# Start of DATA LINES

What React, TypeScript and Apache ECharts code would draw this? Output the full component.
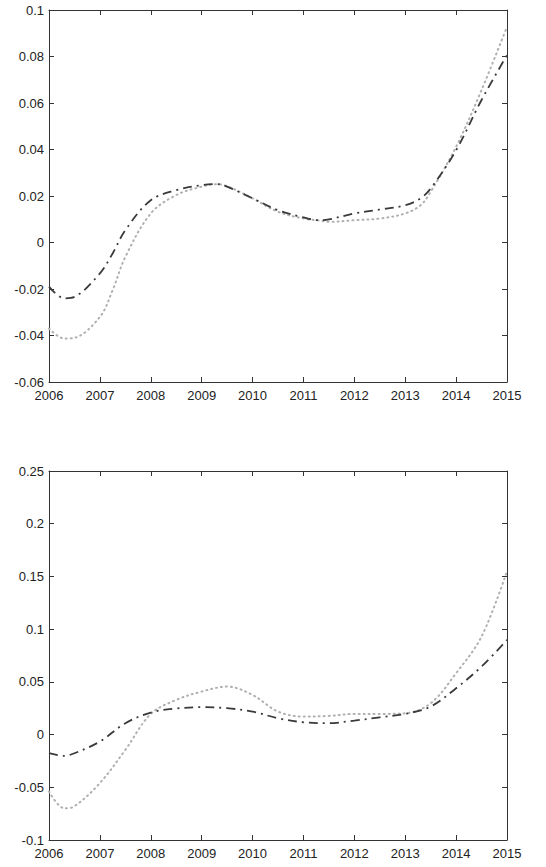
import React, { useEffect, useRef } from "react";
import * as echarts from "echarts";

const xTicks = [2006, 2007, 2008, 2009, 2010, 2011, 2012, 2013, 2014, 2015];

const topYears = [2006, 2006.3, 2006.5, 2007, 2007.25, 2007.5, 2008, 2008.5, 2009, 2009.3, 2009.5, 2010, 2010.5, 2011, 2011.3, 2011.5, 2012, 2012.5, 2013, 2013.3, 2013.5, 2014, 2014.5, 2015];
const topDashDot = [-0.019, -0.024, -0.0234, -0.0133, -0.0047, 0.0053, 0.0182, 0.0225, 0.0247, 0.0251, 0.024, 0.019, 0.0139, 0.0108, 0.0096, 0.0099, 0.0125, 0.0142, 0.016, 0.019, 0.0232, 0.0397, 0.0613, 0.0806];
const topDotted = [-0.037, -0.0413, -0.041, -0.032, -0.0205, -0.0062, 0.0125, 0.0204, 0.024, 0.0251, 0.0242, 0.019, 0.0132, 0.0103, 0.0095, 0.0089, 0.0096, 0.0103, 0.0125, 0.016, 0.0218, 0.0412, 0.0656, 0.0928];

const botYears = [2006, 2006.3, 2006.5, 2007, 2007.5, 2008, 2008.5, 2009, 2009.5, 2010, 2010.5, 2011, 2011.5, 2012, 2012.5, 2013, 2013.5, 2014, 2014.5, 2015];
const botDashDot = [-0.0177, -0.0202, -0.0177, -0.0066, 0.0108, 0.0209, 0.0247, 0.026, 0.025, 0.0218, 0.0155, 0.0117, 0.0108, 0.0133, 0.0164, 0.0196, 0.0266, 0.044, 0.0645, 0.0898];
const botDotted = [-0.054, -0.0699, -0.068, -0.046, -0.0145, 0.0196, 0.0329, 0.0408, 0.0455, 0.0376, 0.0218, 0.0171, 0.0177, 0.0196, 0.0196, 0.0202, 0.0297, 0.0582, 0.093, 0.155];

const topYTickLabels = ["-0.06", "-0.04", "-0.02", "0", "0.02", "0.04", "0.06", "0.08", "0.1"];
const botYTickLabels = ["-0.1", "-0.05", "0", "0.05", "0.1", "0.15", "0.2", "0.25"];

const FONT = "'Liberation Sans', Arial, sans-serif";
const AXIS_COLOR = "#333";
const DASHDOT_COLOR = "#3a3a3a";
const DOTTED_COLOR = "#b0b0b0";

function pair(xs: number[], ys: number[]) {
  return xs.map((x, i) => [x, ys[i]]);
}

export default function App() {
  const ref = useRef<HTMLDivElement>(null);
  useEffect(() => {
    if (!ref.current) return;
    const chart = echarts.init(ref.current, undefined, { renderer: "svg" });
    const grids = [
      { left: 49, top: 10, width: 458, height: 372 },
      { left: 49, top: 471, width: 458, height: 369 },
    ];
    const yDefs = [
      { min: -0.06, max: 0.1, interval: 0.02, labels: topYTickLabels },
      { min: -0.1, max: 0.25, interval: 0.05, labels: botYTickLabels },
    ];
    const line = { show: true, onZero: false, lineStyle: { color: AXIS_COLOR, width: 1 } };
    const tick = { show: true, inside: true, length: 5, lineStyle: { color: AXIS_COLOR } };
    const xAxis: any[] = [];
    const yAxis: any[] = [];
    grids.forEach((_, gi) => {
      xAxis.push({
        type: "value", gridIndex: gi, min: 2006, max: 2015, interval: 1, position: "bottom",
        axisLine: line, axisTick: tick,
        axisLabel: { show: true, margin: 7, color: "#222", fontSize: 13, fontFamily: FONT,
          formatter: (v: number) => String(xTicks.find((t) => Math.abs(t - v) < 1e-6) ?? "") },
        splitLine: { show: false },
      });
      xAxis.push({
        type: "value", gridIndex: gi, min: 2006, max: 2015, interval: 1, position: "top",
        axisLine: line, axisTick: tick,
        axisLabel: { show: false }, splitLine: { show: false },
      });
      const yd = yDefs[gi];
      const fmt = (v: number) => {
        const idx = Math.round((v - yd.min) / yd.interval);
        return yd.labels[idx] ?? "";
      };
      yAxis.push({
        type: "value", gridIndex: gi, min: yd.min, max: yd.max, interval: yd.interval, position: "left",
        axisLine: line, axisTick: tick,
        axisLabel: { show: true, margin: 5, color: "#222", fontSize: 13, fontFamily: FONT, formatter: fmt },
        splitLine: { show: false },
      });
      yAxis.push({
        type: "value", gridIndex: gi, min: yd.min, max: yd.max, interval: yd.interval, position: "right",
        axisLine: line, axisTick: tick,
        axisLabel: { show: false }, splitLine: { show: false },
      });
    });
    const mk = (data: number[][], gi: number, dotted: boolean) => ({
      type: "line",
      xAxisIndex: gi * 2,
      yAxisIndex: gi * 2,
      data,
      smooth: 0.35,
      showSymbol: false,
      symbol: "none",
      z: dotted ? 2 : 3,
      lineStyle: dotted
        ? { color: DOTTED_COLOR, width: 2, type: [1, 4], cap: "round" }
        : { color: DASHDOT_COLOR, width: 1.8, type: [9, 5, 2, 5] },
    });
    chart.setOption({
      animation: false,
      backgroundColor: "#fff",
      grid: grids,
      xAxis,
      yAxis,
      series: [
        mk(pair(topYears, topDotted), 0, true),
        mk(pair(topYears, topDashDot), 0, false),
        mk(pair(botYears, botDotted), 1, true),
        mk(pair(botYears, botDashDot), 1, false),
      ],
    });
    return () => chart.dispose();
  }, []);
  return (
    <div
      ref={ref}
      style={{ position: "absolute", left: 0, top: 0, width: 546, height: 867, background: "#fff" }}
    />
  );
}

# End of DATA LINES

**EXERCISE PROMPT**.
Begin at the top of the material above and output each line exactly, stopping after the line that holds "2013, 2014, 2015];". Leave out pictures.

**FINAL RESULT**.
What React, TypeScript and Apache ECharts code would draw this? Output the full component.
import React, { useEffect, useRef } from "react";
import * as echarts from "echarts";

const xTicks = [2006, 2007, 2008, 2009, 2010, 2011, 2012, 2013, 2014, 2015];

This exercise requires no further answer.